The Day after Christmas provided an opportunity to play an anniversary game commemorating 233 years since Washington led his bedraggled army across the Delaware in a bold bid to salvage something from his disastrous 1776 campaign.
The Young General decided he wanted the British (in this case Hessian) force, despite the historical outcome. He was impressed with the strong contingent of Elite infantry. And indeed, the Hessian force was remarkably strong, considering the historical record, with three elite Infantry units (marked 4E on the map) and five regular infantry. Rounding out the force was an artillery unit and one 2/1 General (Representing Rall -- spelled Rahl in the game notes). The effects of surprise are shown by giving the Hessians a Command Level of just 1 for the first five turns, rising to 2 after that.
The Americans did not have a huge advantage in numbers, just 9 regular infantry and three artillery units. The biggest American edge was in leadership, with Washington (2/2) and "Greene" (1/2), although by the setup Greene really should be Sullivan. The Americans have a Command Level of 3. The Americans also have a positional advantage, as can be seen from the map, with all their troops in two consolidated forces while the Hessians are spread out. The Hessians do have four hexes of town to bolster their defenses, though.
The victory conditions are interesting, with both players having a goal of 6 VPs. The Americans can get one Victory Point by taking the indicated town hex, while the Hessians can earn 2 victory points for every three units that escape across the bridge. The burden of attack is on the Americans, if the game ends without either side getting to 6, then the British win. The scenario instructions don't indicate a game length, so we assumed it was 30.
The initial turns really went well for the Americans, with multiple Action Die roll s of 3 giving the American 6 action points to work with.
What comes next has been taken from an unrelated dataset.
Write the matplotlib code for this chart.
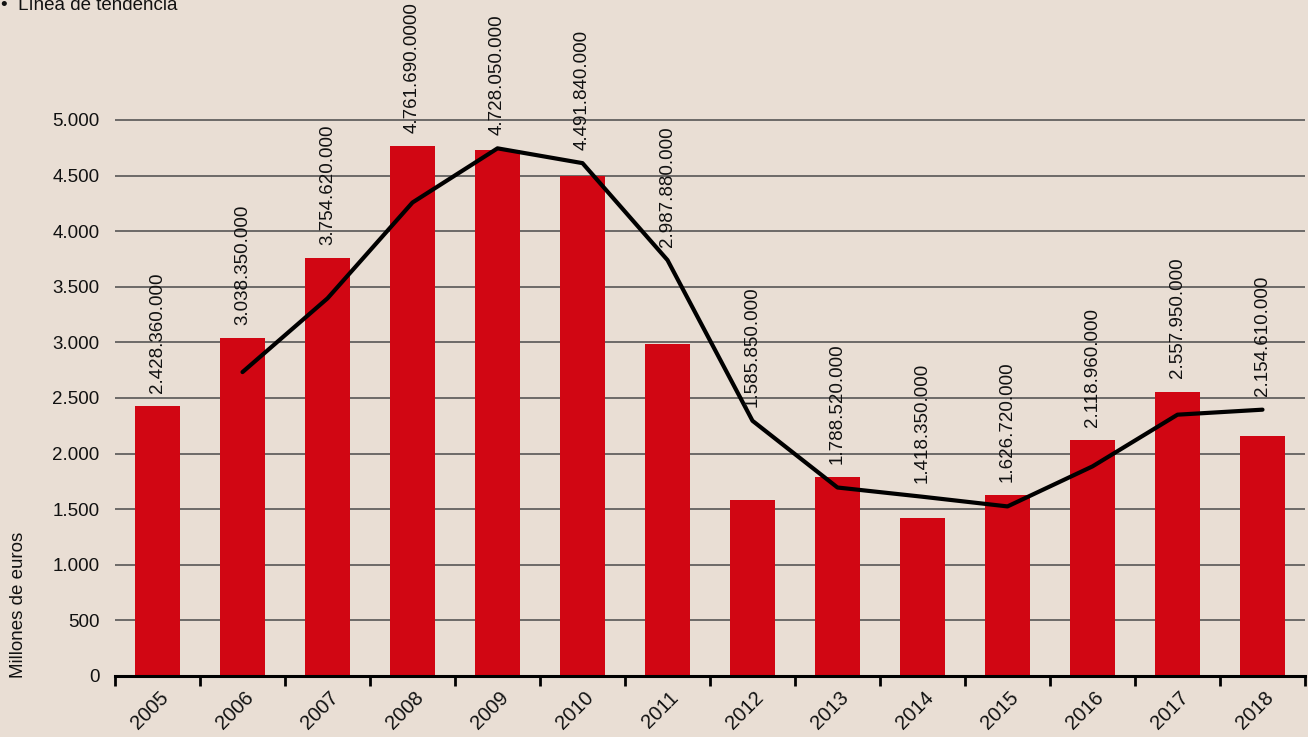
import matplotlib.pyplot as plt
import numpy as np

plt.rcParams['font.family'] = ['Liberation Sans', 'DejaVu Sans']

years = ['2005', '2006', '2007', '2008', '2009', '2010', '2011',
         '2012', '2013', '2014', '2015', '2016', '2017', '2018']
valores = [2428.36, 3038.35, 3754.62, 4761.69, 4728.05, 4491.84, 2987.88,
           1585.85, 1788.52, 1418.35, 1626.72, 2118.96, 2557.95, 2154.61]
etiquetas = ['2.428.360.000', '3.038.350.000', '3.754.620.000', '4.761.690.0000',
             '4.728.050.000', '4.491.840.000', '2.987.880.000', '1.585.850.000',
             '1.788.520.000', '1.418.350.000', '1.626.720.000', '2.118.960.000',
             '2.557.950.000', '2.154.610.000']
# linea de tendencia (desde 2006)
tendencia = [2733, 3396, 4258, 4745, 4612, 3740, 2295,
             1695, 1612, 1525, 1885, 2350, 2395]
yticks = [0, 500, 1000, 1500, 2000, 2500, 3000, 3500, 4000, 4500, 5000]
ytick_labels = ['0', '500', '1.000', '1.500', '2.000', '2.500', '3.000',
                '3.500', '4.000', '4.500', '5.000']

bg = '#E9DED4'
rojo = '#D10613'

fig = plt.figure(figsize=(13.08, 7.37), dpi=100, facecolor=bg)
ax = fig.add_axes([115/1308, 1 - 676/737, 1190/1308, 676/737])
ax.set_facecolor(bg)

x = np.arange(len(years))
ax.set_xlim(-0.5, len(years) - 0.5)
ax.set_ylim(0, 6079)

for yv in yticks[1:]:
    ax.axhline(yv, color='#4a4a4a', lw=1.1, zorder=1)

ax.bar(x, valores, width=0.54, color=rojo, zorder=2)
xt = x[1:]
ax.plot(xt, tendencia, color='black', lw=3, zorder=3, solid_capstyle='round')

trend_full = [0] + tendencia
for i, lab in enumerate(etiquetas):
    yl = max(valores[i], trend_full[i]) + 120
    ax.text(x[i], yl, lab, rotation=90, ha='center', va='bottom',
            fontsize=13.5, color='#111111', zorder=4)

for s in ['left', 'right', 'top']:
    ax.spines[s].set_visible(False)
ax.spines['bottom'].set_linewidth(2.2)
ax.spines['bottom'].set_zorder(5)

ax.set_yticks(yticks)
ax.set_yticklabels(ytick_labels, fontsize=13.5, color='#111111')
ax.tick_params(axis='y', length=0, pad=11)

ax.set_xticks(np.arange(-0.5, len(years), 1.0))
ax.set_xticklabels([])
ax.tick_params(axis='x', length=7, width=2, direction='out', color='black')
for i, yr in enumerate(years):
    ax.text(x[i] + 0.02, -110, yr, rotation=45, ha='right', va='top',
            fontsize=14.5, color='#111111', rotation_mode='anchor')

fig.text(19/1308, 1 - 605/737, 'Millones de euros', rotation=90,
         ha='center', va='center', fontsize=13.5, color='#111111')
fig.text(1/1308, 1 - 6/737, '\u2022  L\u00ednea de tendencia', ha='left',
         va='center', fontsize=13.5, color='#111111')

fig.savefig('out.png', dpi=100, facecolor=bg)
Hessian luck wasn't bad, but it wasn't good either, so the first five turns they had 2 or 3 action points per turn available. The Americans advanced on the bridge and generally closed along the whole line. The Hessian unit nearest the bridge was able to escape over it, and the two elite units on the Hessian left pulled back a bit in preparation for their own run for the bridge. The Americans jumped out to a 3-0 lead by eliminating the Hessian guns, the forward elite unit and the regular unit between them. So far the Hessians had inflicted just one hit on the Americans.
The next few turns saw the Americans try to push their advantage with a general advance across the front. Rall was threatened with encirclement as Washington led a regular unit to capture the victory point hex and other American units closed in. Another Hessian regular fell, at the cost of one American unit, so the score was 5-1.
The Hessians then rallied, as the Elites counterattacked the Victory Point hex and recaptured it, while Rall fought his way to them. The Americans lost the victory hex and two infantry units. This closed the gap to 4-3
Still, the press of numbers began to tell. The Americans could afford to pull badly damaged units out of the line and had enough command to rally others. The guns had been brought forward into range and Washington and "Greene" led fresh troops to the front. Both of the remaining Hessian regular units were eventually ground down and eliminated by Turn 16, making the final score 6-3. Presumably Rall and the two elite units would have surrendered at this point. Illustrating how tough the fighting was, only one of the surviving six American infantry units was still at full strength.
It was an interesting fight, although probably not a particularly authentic rendering of the battle, even by Hold the Line standards. Winning the battle with such losses would definitely have taken a bit of the shine off the trophy compared to the actual event, where no American troops died in the fighting (although some did die from the weather).